Kabongo has yet to play a single game for the Longhorns this season because the NCAA is investigating his activities while weighing his options during last spring’s NBA draft. The NCAA is looking to see if he retained an agent and if he was honest about whether he paid for a workout in May. They also want to see if Texas was made aware of his intentions to go to Ohio for the workout.
Yahoo! reported that there was an impermissible benefits transgression when Kabongo worked out with his former Longhorn teammate and friend Tristan Thompson in Akron, Ohio during the summer. Thompson was a first-round draft pick by the Cleveland Cavaliers in 2011 draft.
Kabongo also worked out with trainer Jerry Powell, who is affiliated agent Rich Paul. Paul is the agent for Thompson and LeBron James.
The NCAA is looking to see if Paul paid for any of Kabongo’s expenses. Paul is allowed to have a relationship with any player, but if Paul paid for his expenses or made a promise of representation or financial benefits, then Kabongo would forfeit his eligibility.
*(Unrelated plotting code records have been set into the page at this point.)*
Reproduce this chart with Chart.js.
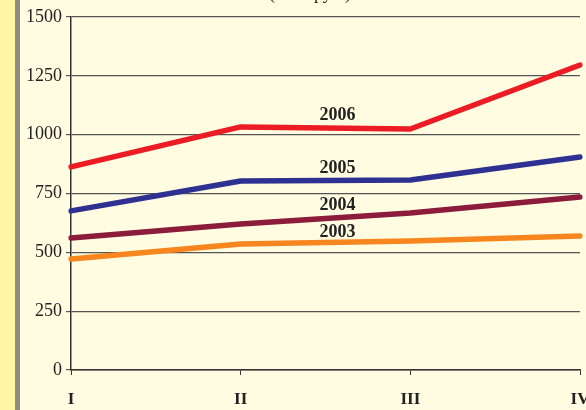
<!DOCTYPE html>
<html>
<head>
<meta charset="utf-8">
<script src="https://cdn.jsdelivr.net/npm/chart.js@4.4.1/dist/chart.umd.min.js"></script>
<style>
  html, body { margin: 0; padding: 0; }
  body { width: 586px; height: 410px; background: #fffce1; position: relative; overflow: hidden; }
  #strip { position: absolute; left: 0; top: 0; width: 15px; height: 410px; background: #fff5a4; }
  #bar { position: absolute; left: 15px; top: 0; width: 5px; height: 410px; background: #8c8c80; }
  #wrap { position: absolute; left: 0; top: 0; width: 586px; height: 410px; }
</style>
</head>
<body>
<div id="strip"></div>
<div id="bar"></div>
<div id="wrap"><canvas id="chart"></canvas></div>
<script>
// quarters
const quarters = ['I', 'II', 'III', 'IV'];

// values per year
const y2003 = [472, 535, 548, 569];
const y2004 = [561, 620, 667, 735];
const y2005 = [676, 803, 807, 905];
const y2006 = [863, 1033, 1024, 1296];

const yTicks = [0, 250, 500, 750, 1000, 1250, 1500];

// year labels written on the lines (anchor in data units)
const yearNames = ['2006', '2005', '2004', '2003'];
const yearLabelAt = [1080, 858, 701, 586];
const yearLabelQuarter = 1.57;

const titleText = '(млн. руб.)';

const serif = '"Liberation Serif", "DejaVu Serif", serif';

const lineLabels = {
    id: 'lineLabels',
    afterDatasetsDraw(chart) {
        const c = chart.ctx;
        const xs = chart.scales.x, ys = chart.scales.y;
        c.save();
        c.font = 'bold 18px ' + serif;
        c.fillStyle = '#222';
        c.textAlign = 'center';
        c.textBaseline = 'middle';
        yearNames.forEach((n, i) => {
            c.fillText(n, xs.getPixelForValue(yearLabelQuarter), ys.getPixelForValue(yearLabelAt[i]));
        });
        // title, mostly cut off at the top
        c.font = '18px ' + serif;
        c.textBaseline = 'alphabetic';
        c.fillText(titleText, 310, -1);
        c.restore();
    }
};

function ds(label, data, color) {
    return {
        label: label,
        data: data,
        borderColor: color,
        backgroundColor: color,
        borderWidth: 5.5,
        borderCapStyle: 'round',
        borderJoinStyle: 'round',
        pointRadius: 0,
        tension: 0,
        fill: false
    };
}

new Chart(document.getElementById('chart'), {
    type: 'line',
    data: {
        labels: quarters,
        datasets: [
            ds('2003', y2003, '#f7861f'),
            ds('2004', y2004, '#8b1c3b'),
            ds('2005', y2005, '#2e3192'),
            ds('2006', y2006, '#ec1c24')
        ]
    },
    options: {
        responsive: true,
        maintainAspectRatio: false,
        animation: false,
        layout: { padding: { top: 17, right: 6, left: 0, bottom: 0 } },
        plugins: {
            legend: { display: false },
            tooltip: { enabled: false }
        },
        scales: {
            x: {
                offset: false,
                grid: {
                    drawOnChartArea: false,
                    drawTicks: true,
                    tickLength: 5,
                    color: '#333'
                },
                border: { color: '#333', width: 1.5 },
                ticks: {
                    color: '#222',
                    font: { family: serif, size: 17, weight: 'bold' },
                    padding: 14,
                    maxRotation: 0,
                    autoSkip: false
                },
                afterFit(s) {
                    s.height = 40;
                    s.paddingLeft = 0;
                    s.paddingRight = 0;
                }
            },
            y: {
                min: 0,
                max: 1500,
                afterBuildTicks(s) {
                    s.ticks = yTicks.map(v => ({ value: v }));
                },
                grid: {
                    color: '#555',
                    lineWidth: 1.2,
                    tickLength: 5
                },
                border: { color: '#333', width: 1.5 },
                ticks: {
                    color: '#222',
                    font: { family: serif, size: 18 },
                    padding: 4,
                    callback: v => String(v)
                },
                afterFit(s) {
                    s.width = 71;
                    s.paddingTop = 0;
                    s.paddingBottom = 0;
                }
            }
        }
    },
    plugins: [lineLabels]
});
</script>
</body>
</html>
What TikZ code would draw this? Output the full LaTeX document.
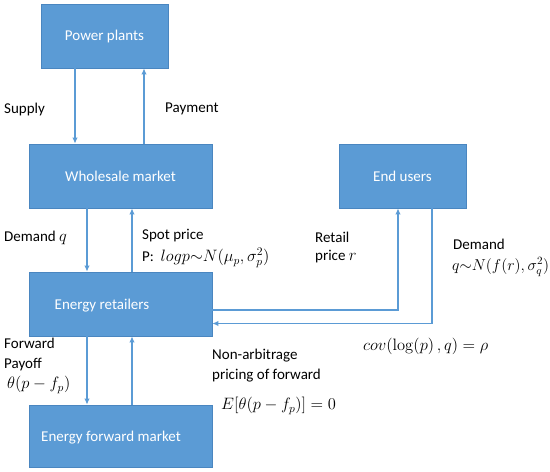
\documentclass[tikz,border=0pt]{standalone}
\usepackage{fix-cm}
\usepackage[no-math]{fontspec}
\setmainfont{Carlito}
\usetikzlibrary{arrows.meta}
\definecolor{boxfill}{HTML}{5B9BD5}
\definecolor{boxline}{HTML}{4A86C0}
\definecolor{arrcol}{HTML}{5B9BD5}
\newcommand{\mth}[1]{{\fontsize{16.5pt}{20pt}\selectfont$#1$}}
\newcommand{\mths}[1]{{\fontsize{15.8pt}{19pt}\selectfont$#1$}}
\begin{document}
\begin{tikzpicture}[x=1pt,y=-1pt,
  box/.style={draw=boxline,line width=0.8pt,fill=boxfill,minimum height=64pt,inner sep=0pt,text=white},
  arr/.style={draw=arrcol,line width=1.4pt,-{Latex[length=6pt,width=5.5pt]}},
  lab/.style={anchor=west,inner sep=0pt,text=black},
  every node/.style={font=\fontsize{15pt}{18pt}\selectfont}]
\useasboundingbox (0,0) rectangle (550,472);
% boxes
\node[box,minimum width=127pt] (pp) at (104.5,36) {Power plants};
\node[box,minimum width=183pt] (wm) at (120.5,176) {Wholesale market};
\node[box,minimum width=183pt] (er) at (120.5,304) {};
\node[text=white,inner sep=0pt] (ert) at (102,306) {Energy retailers};
\node[box,minimum width=183pt,minimum height=62pt] (efm) at (120.5,436) {};
\node[text=white,inner sep=0pt] (efmt) at (111,438) {Energy forward market};
\node[box,minimum width=127pt] (eu) at (402.5,176) {End users};
% guide coordinates
\coordinate (xa) at (75,0);
\coordinate (xb) at (144,0);
\coordinate (xc) at (87,0);
\coordinate (xd) at (132,0);
\coordinate (xr) at (398,0);
\coordinate (xs) at (432,0);
\coordinate (yr) at (0,310);
\coordinate (ys) at (0,323.5);
% arrows
\draw[arr] (pp.south -| xa) -- (wm.north -| xa);
\draw[arr] (wm.north -| xb) -- (pp.south -| xb);
\draw[arr] (wm.south -| xc) -- (er.north -| xc);
\draw[arr] (er.north -| xd) -- (wm.south -| xd);
\draw[arr] (er.south -| xc) -- (efm.north -| xc);
\draw[arr] (efm.north -| xd) -- (er.south -| xd);
\coordinate (r1) at (xr |- yr);
\coordinate (s1) at (xs |- ys);
\draw[arr] (er.east |- yr) -- (r1) -- (eu.south -| xr);
\draw[arr] (eu.south -| xs) -- (s1) -- (er.east |- ys);
% labels
\node[lab] (l1) at (4,109) {Supply};
\node[lab] (l2) at (165,109) {Payment};
\node[lab] (l3) at (4,238) {Demand \mth{q}};
\node[lab] (l4) at (142,235.5) {Spot price};
\node[lab] (l5) at (142,258) {P:\ \ \mth{logp{\sim}N(\mu_p,\sigma_p^2)}};
\node[lab] (l6) at (315,237) {Retail};
\node[lab] (l7) at (315,257) {price \mth{r}};
\node[lab] (l8) at (453,244.5) {Demand};
\node[lab] (l9) at (452,267) {\mths{q{\sim}N(f(r),\sigma_q^2)}};
\node[lab] (l10) at (363,346) {\mth{cov(\log(p)\,,q)=\rho}};
\node[lab] (l11) at (4,343) {Forward};
\node[lab] (l12) at (4,365) {Payoff};
\node[lab] (l13) at (7,385) {\mth{\theta(p-f_p)}};
\node[lab] (l14) at (212,356) {Non-arbitrage};
\node[lab] (l15) at (212,376) {pricing of forward};
\node[lab] (l16) at (221,406) {\mth{E\bigl[\theta(p-f_p)\bigr]=0}};
\end{tikzpicture}
\end{document}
Multiple officials told ESPN.com that the NCAA was issuing the severe suspension to the Longhorns star because he did not give them all the information when they asked him. The NCAA usually punishes players for impermissible benefits with a suspension of up to 10 games and repayment of the benefits.
In 2009, Oklahoma State wide receiver Dez Bryant received a yearlong suspension from the NCAA for lying about receiving impermissible benefits while they investigated him.
ESPN.com received a statement from Texas about the reported verdict of Kabongo late Wednesday night:
“A final decision has not been made in Myck Kabango’s eligibility case. We and the NCAA are working together and a final decision is expected within the next few days.”
The news broke Wednesday night as Texas was closing in on an 85-67 victory over No. 23 North Carolina Tarheels. Longhorns coach Rick Barnes decided not to directly comment on the report after the game.
“There is process that every student athlete goes through and I can only feel you that process is not done we are in the middle of that process,” Barnes said. “Every student athlete is entitled to a process if something comes up and that process is ongoing.”
As a freshman Kabongo averaged 9.6 points, 5.2 assists and three rebounds per game. He was expected to have a breakout year after deciding to return to the Longhorns for his sophomore season, but will possibly have to continue to watch from the sidelines for the remainder of the season.